### Records supplied
****************************************

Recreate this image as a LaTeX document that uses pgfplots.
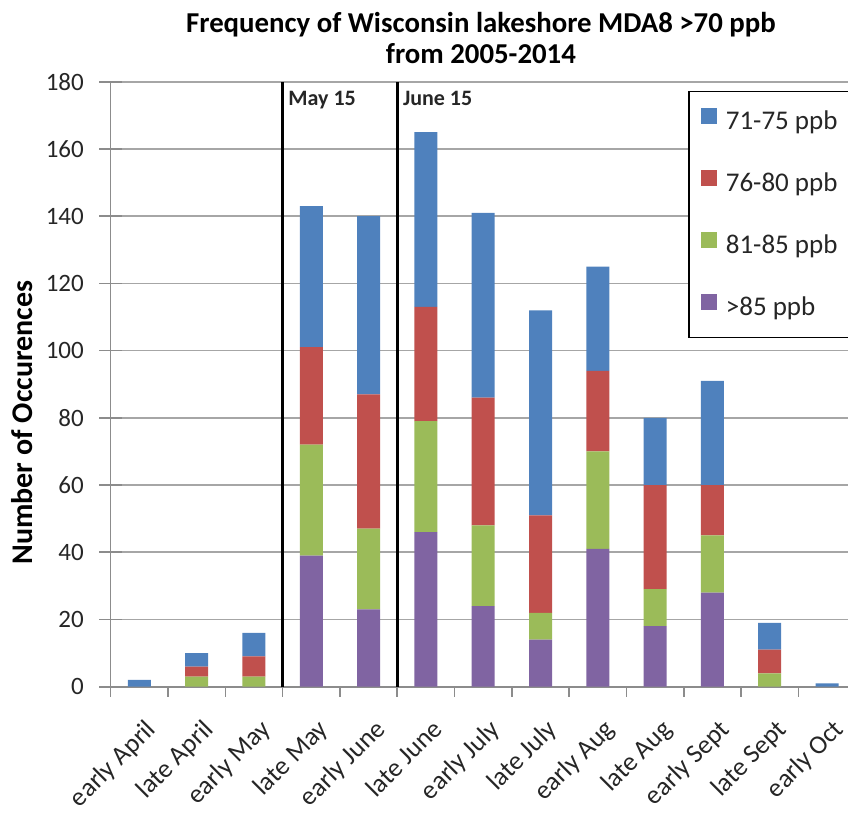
\documentclass[border=0pt]{standalone}
\usepackage{pgfplots}
\pgfplotsset{compat=1.18}
\usepackage{fontspec}
\setmainfont{Carlito}
\definecolor{cBlue}{HTML}{4F81BD}
\definecolor{cRed}{HTML}{C0504D}
\definecolor{cGreen}{HTML}{9BBB59}
\definecolor{cPurple}{HTML}{8064A2}
\definecolor{gridgray}{HTML}{A6A6A6}
\definecolor{axgray}{HTML}{8C8C8C}
\pgfplotsset{mylegend/.style={legend image code/.code={\fill[##1] (0pt,-0.5pt) rectangle (8pt,7.5pt);}}}
\begin{document}
\begin{tikzpicture}
\begin{axis}[
  scale only axis, width=372.5pt, height=302.5pt,
  ybar stacked, bar width=11.5pt,
  xmin=-0.5, xmax=12.5, ymin=0, ymax=180,
  clip=false,
  axis x line*=bottom, axis y line*=left,
  axis line style={axgray, line width=0.8pt},
  ytick={0,20,...,180},
  ymajorgrids, major grid style={gridgray, line width=0.8pt},
  tick align=center, major tick length=11.5pt,
  tick style={axgray, line width=0.8pt},
  xtick={0,...,12},
  xticklabels={early April, late April, early May, late May, early June, late June, early July, late July, early Aug, late Aug, early Sept, late Sept, early Oct},
  xtick style={draw=none},
  extra x ticks={-0.5,0.5,...,12.5},
  extra x tick labels={},
  extra x tick style={tick align=outside, major tick length=5pt, xtick style={draw=axgray}, grid=none},
  /pgf/number format/assume math mode=true,
  tick label style={font=\fontsize{12.5}{15}\selectfont, text=black!85},
  yticklabel style={anchor=east, inner sep=0pt, xshift=-7.5pt},
  xticklabel style={rotate=45, anchor=north east, inner sep=0pt, xshift=-5pt, yshift=-8.5pt, font=\fontsize{13.2}{15}\selectfont},
  ylabel={Number of Occurences},
  ylabel style={at={(rel axis cs:-0.1043,0.4367)}, anchor=base, font=\bfseries\fontsize{15}{18}\selectfont},
  reverse legend,
  legend style={at={(rel axis cs:0.775,0.985)}, anchor=north west, draw=black, line width=0.8pt,
    inner xsep=6pt, inner ysep=8pt, row sep=17pt, column sep=4.5pt,
    font=\fontsize{13.5}{16}\selectfont, text=black!85,
    nodes={inner sep=0pt, text height=10pt, text depth=3pt}},
  legend cell align=left,
]
\addplot[fill=cPurple, draw=none, mylegend] coordinates {(0,0)(1,0)(2,0)(3,39)(4,23)(5,46)(6,24)(7,14)(8,41)(9,18)(10,28)(11,0)(12,0)};
\addlegendentry{\makebox[66pt][l]{>85 ppb}}
\addplot[fill=cGreen, draw=none, mylegend] coordinates {(0,0)(1,3)(2,3)(3,33)(4,24)(5,33)(6,24)(7,8)(8,29)(9,11)(10,17)(11,4)(12,0)};
\addlegendentry{\makebox[66pt][l]{81-85 ppb}}
\addplot[fill=cRed, draw=none, mylegend] coordinates {(0,0)(1,3)(2,6)(3,29)(4,40)(5,34)(6,38)(7,29)(8,24)(9,31)(10,15)(11,7)(12,0)};
\addlegendentry{\makebox[66pt][l]{76-80 ppb}}
\addplot[fill=cBlue, draw=none, mylegend] coordinates {(0,2)(1,4)(2,7)(3,42)(4,53)(5,52)(6,55)(7,61)(8,31)(9,20)(10,31)(11,8)(12,1)};
\addlegendentry{\makebox[66pt][l]{71-75 ppb}}
\draw[black, line width=1.5pt] (axis cs:2.5,0) -- (axis cs:2.5,180);
\draw[black, line width=1.5pt] (axis cs:4.5,0) -- (axis cs:4.5,180);
\node[anchor=base west, inner sep=0pt, xshift=2.7pt, font=\bfseries\fontsize{11}{13}\selectfont, text=black!85] at (axis cs:2.5,172.9) {May 15};
\node[anchor=base west, inner sep=0pt, xshift=2.7pt, font=\bfseries\fontsize{11}{13}\selectfont, text=black!85] at (axis cs:4.5,172.9) {June 15};
\node[anchor=base, inner sep=0pt, font=\bfseries\fontsize{14.4}{17}\selectfont] at (rel axis cs:0.497,1.0805) {Frequency of Wisconsin lakeshore MDA8 >70 ppb};
\node[anchor=base, inner sep=0pt, font=\bfseries\fontsize{14.4}{17}\selectfont] at (rel axis cs:0.497,1.0309) {from 2005-2014};
\coordinate (sw) at (rel axis cs:0,0);
\end{axis}
\pgfresetboundingbox
\path[use as bounding box] ([xshift=-55.35pt,yshift=-64.15pt]sw) rectangle ([xshift=368.65pt,yshift=343.35pt]sw);
\end{tikzpicture}
\end{document}
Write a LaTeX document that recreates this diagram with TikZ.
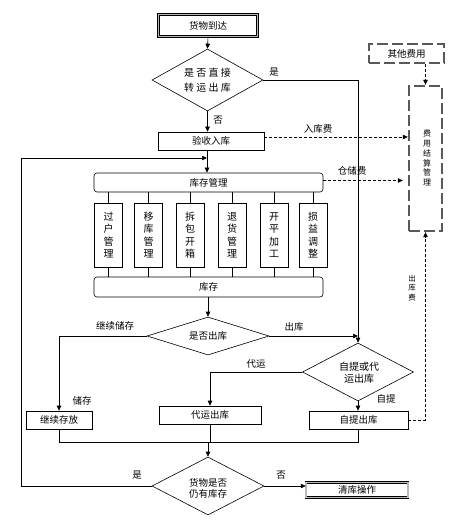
\documentclass[tikz,border=0pt]{standalone}
\usepackage{fontspec}
\setmainfont{Noto Sans CJK SC}
\usetikzlibrary{shapes.geometric,arrows.meta}
\begin{document}
\begin{tikzpicture}[x=1pt,y=-1pt,
  every node/.style={font=\fontsize{9.5}{11}\selectfont},
  >={Triangle[length=5pt,width=4.5pt]},
  line/.style={line width=0.6pt},
  box/.style={draw,line width=0.6pt,inner sep=0pt,minimum height=18pt},
  rbox/.style={box,rounded corners=3pt},
  dbox/.style={draw,line width=0.5pt,double=gray!55,double distance=1.6pt,inner sep=0pt},
  dashbox/.style={draw=black!65,line width=2.4pt,dash pattern=on 11pt off 4pt,inner sep=0pt},
  dashinner/.style={draw=white,line width=0.9pt,dash pattern=on 11pt off 4pt},
  dia/.style={draw,diamond,line width=0.6pt,inner sep=0pt},
  vbox/.style={box,minimum width=28pt,minimum height=64pt,align=center,font=\fontsize{10}{12.5}\selectfont},
  lab/.style={inner sep=0pt},
  fee/.style={line width=0.6pt,dash pattern=on 3pt off 2pt,->}
]
\useasboundingbox (0,0) rectangle (458,521);

% nodes
\node[dbox,minimum width=99pt,minimum height=22pt] (arrive) at (208,25.5) {货物到达};
\node[dia,minimum width=111pt,minimum height=62pt] (d1) at (207.5,80) {};
\node[align=center,font=\fontsize{10}{15}\selectfont] at (d1) {是 否 直 接\\转 运 出 库};
\node[box,minimum width=106pt] (accept) at (211,141) {验收入库};
\node[rbox,minimum width=229pt,minimum height=19pt] (mgmt) at (208.5,182.5) {库存管理};

\node[vbox] (b1) at (108.5,235) {过\\户\\管\\理};
\node[vbox] (b2) at (148.5,235) {移\\库\\管\\理};
\node[vbox] (b3) at (190,235) {拆\\包\\开\\箱};
\node[vbox] (b4) at (232,235) {退\\货\\管\\理};
\node[vbox] (b5) at (274,235) {开\\平\\加\\工};
\node[vbox] (b6) at (313,235) {损\\益\\调\\整};

\node[rbox,minimum width=229pt,minimum height=20pt] (stock) at (208.5,287) {库存};
\node[dia,minimum width=122pt,minimum height=38pt] (d2) at (208,336) {};
\node at (d2) {是否出库};
\node[dia,minimum width=111pt,minimum height=58pt] (d3) at (358,372) {};
\node[align=center,font=\fontsize{10}{12}\selectfont] at (359,372.5) {自提或代\\运出库};
\node[box,minimum width=66pt] (cont) at (59,420) {继续存放};
\node[box,minimum width=102pt] (daiyun) at (210,415) {代运出库};
\node[box,minimum width=99pt] (ziti) at (358.5,420) {自提出库};
\node[dia,minimum width=112pt,minimum height=58pt] (d4) at (208,486) {};
\node[align=center,font=\fontsize{9.5}{11}\selectfont] at (208,488) {货物是否\\仍有库存};
\node[dbox,minimum width=102pt,minimum height=15pt] (clear) at (357,490) {清库操作};

\node[dashbox,minimum width=75pt,minimum height=19pt] (other) at (406.5,53.5) {};
\draw[dashinner] (other.south west) rectangle (other.north east);
\node at (other) {其他费用};
\node[dashbox,minimum width=33pt,minimum height=145pt] (fee) at (425.5,158.5) {};
\draw[dashinner] (fee.south west) rectangle (fee.north east);
\node[align=center,font=\fontsize{8}{9.8}\selectfont] at (427,158) {费\\用\\结\\算\\管\\理};

% coordinates
\coordinate (jn) at (207,158);
\coordinate (lx) at (21,158);
\coordinate (m) at (208,442);

% main flow
\draw[line,->] (arrive.south) -- (d1.north);
\draw[line,->] (d1.south) -- (d1.south |- accept.north);
\node[lab] at (218,120) {否};
\draw[line,->] (d1.east) -| (d3.north);
\node[lab] at (274,72) {是};
\draw[line,->] (accept.south -| jn) -- (jn |- mgmt.north);
\draw[line,->] (d4.west) -| (lx) -- (jn);
\node[lab] at (137,475) {是};

\foreach \b in {b1,b2,b3,b4,b5,b6}{
  \draw[line] (mgmt.south -| \b.north) -- (\b.north);
  \draw[line] (\b.south) -- (\b.south |- stock.north);
}
\draw[line,->] (stock.south -| d2.north) -- (d2.north);
\draw[line,->] (d2.west) -| (cont.north);
\node[lab] at (115,326) {继续储存};
\node[lab] at (82,401) {储存};
\draw[line,->] (d2.east) -- (d2.east -| d3.north);
\node[lab] at (294,327) {出库};
\draw[line,->] (d3.west) -| (daiyun.north);
\node[lab] at (256,364) {代运};
\draw[line,->] (d3.south) -- (d3.south |- ziti.north);
\node[lab] at (386,399) {自提};

\draw[line] (cont.south) |- (m);
\draw[line] (daiyun.south) -- (daiyun.south |- m);
\draw[line] (ziti.south) |- (m);
\draw[line,->] (m) -- (d4.north);
\draw[line,->] (d4.east) -- (d4.east -| clear.west);
\node[lab] at (281,475) {否};

% fee arrows
\draw[fee] ([yshift=4pt]accept.east) -- ([yshift=4pt]accept.east -| fee.west);
\node[lab] at (318,129) {入库费};
\draw[fee] ([yshift=2pt]mgmt.east) -- ([yshift=2pt,xshift=-5pt]mgmt.east -| fee.west);
\node[lab] at (352,171) {仓储费};
\draw[fee] (ziti.east) -| (fee.south);
\node[lab,align=center,font=\fontsize{7.5}{9.5}\selectfont] at (412,288) {出\\库\\费};
\draw[fee] (other.south -| fee.north) -- (fee.north);
\end{tikzpicture}
\end{document}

****************************************

### Exercise objective
Include both the line containing "Write a LaTeX" and the line containing "width=229pt,minimum height=19pt] (mgmt)" when you write out everything between them, exactly. Leave the pictures out.

### Correct answer
Write a LaTeX document that recreates this diagram with TikZ.
\documentclass[tikz,border=0pt]{standalone}
\usepackage{fontspec}
\setmainfont{Noto Sans CJK SC}
\usetikzlibrary{shapes.geometric,arrows.meta}
\begin{document}
\begin{tikzpicture}[x=1pt,y=-1pt,
  every node/.style={font=\fontsize{9.5}{11}\selectfont},
  >={Triangle[length=5pt,width=4.5pt]},
  line/.style={line width=0.6pt},
  box/.style={draw,line width=0.6pt,inner sep=0pt,minimum height=18pt},
  rbox/.style={box,rounded corners=3pt},
  dbox/.style={draw,line width=0.5pt,double=gray!55,double distance=1.6pt,inner sep=0pt},
  dashbox/.style={draw=black!65,line width=2.4pt,dash pattern=on 11pt off 4pt,inner sep=0pt},
  dashinner/.style={draw=white,line width=0.9pt,dash pattern=on 11pt off 4pt},
  dia/.style={draw,diamond,line width=0.6pt,inner sep=0pt},
  vbox/.style={box,minimum width=28pt,minimum height=64pt,align=center,font=\fontsize{10}{12.5}\selectfont},
  lab/.style={inner sep=0pt},
  fee/.style={line width=0.6pt,dash pattern=on 3pt off 2pt,->}
]
\useasboundingbox (0,0) rectangle (458,521);

% nodes
\node[dbox,minimum width=99pt,minimum height=22pt] (arrive) at (208,25.5) {货物到达};
\node[dia,minimum width=111pt,minimum height=62pt] (d1) at (207.5,80) {};
\node[align=center,font=\fontsize{10}{15}\selectfont] at (d1) {是 否 直 接\\转 运 出 库};
\node[box,minimum width=106pt] (accept) at (211,141) {验收入库};
\node[rbox,minimum width=229pt,minimum height=19pt] (mgmt) at (208.5,182.5) {库存管理};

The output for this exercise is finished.